Guys, I just realized why we all come here, it's a substitute of having real friends.
This is how we placate the constant desire in the human psyche to interact with others, though stuffing our faces with autism and screaming
>>34602747
But I have real friends, anon. I just come here for a bit of a giggle when I've got some downtime.
>>34602775
is like this guuy
Married with a kid here.
I come to r9k when I'm at hotel bars to make myself feel better
>>34602812
KEK I know that's why I come here
>>34602812
I've done this as well. God bless free wifi
>>34602747
I've talked to a lot more people here this night than the past 2 years.
>>34602747
It's also why I watch let's plays. Simulated friendship. I want to be strong enough to not need friends
I also need someone to talk to so my head doesn't go too far up my ass.

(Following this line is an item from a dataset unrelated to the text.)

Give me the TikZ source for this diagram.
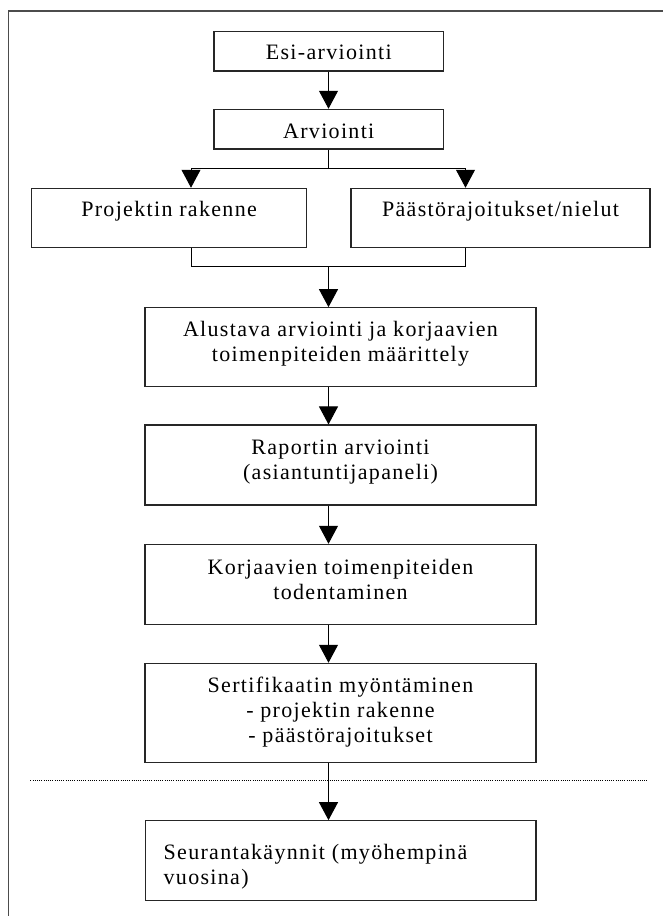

I also like to drop my half baked ideas here and see what you guys think
>>34602747
I like how you're sharing this like its some kind of huge revelation, when pretty much everyone knows this already.
>>34602747
Why do you want friends? Why would you want your happiness to be contingent? You become dependent on them. Do you not need to be ready to live a life of your own? They come and go as well.
>>34602825
>>34602840
Lol knew I wasn't the only one
>>34602973
>Why would you want your happiness to be contingent?
My happiness has never been contingent on my friends. They have, however, been an incredible supplement in my ongoing pursuit of happiness
>You become dependent on them
Only if you're the emotionally needy, codependent-type
>a substitute of having real friends
I don't have such an ambitious desire. I come here, to /r9k/ in particularly because I am so starved for basic human interaction. In my entire life I have never had an intimate connection with another person, and I'm not speaking in the sexual sense. I know that it is a fruitless endeavor. Either someone will reply to a post or they won't, but either way the feeling of nothingness remains ever present. I know that I won't ever share a real human moment with another person, but I still keep coming back. I'd imagine this is the same reason that alcoholics and drug addicts keep doing what they do.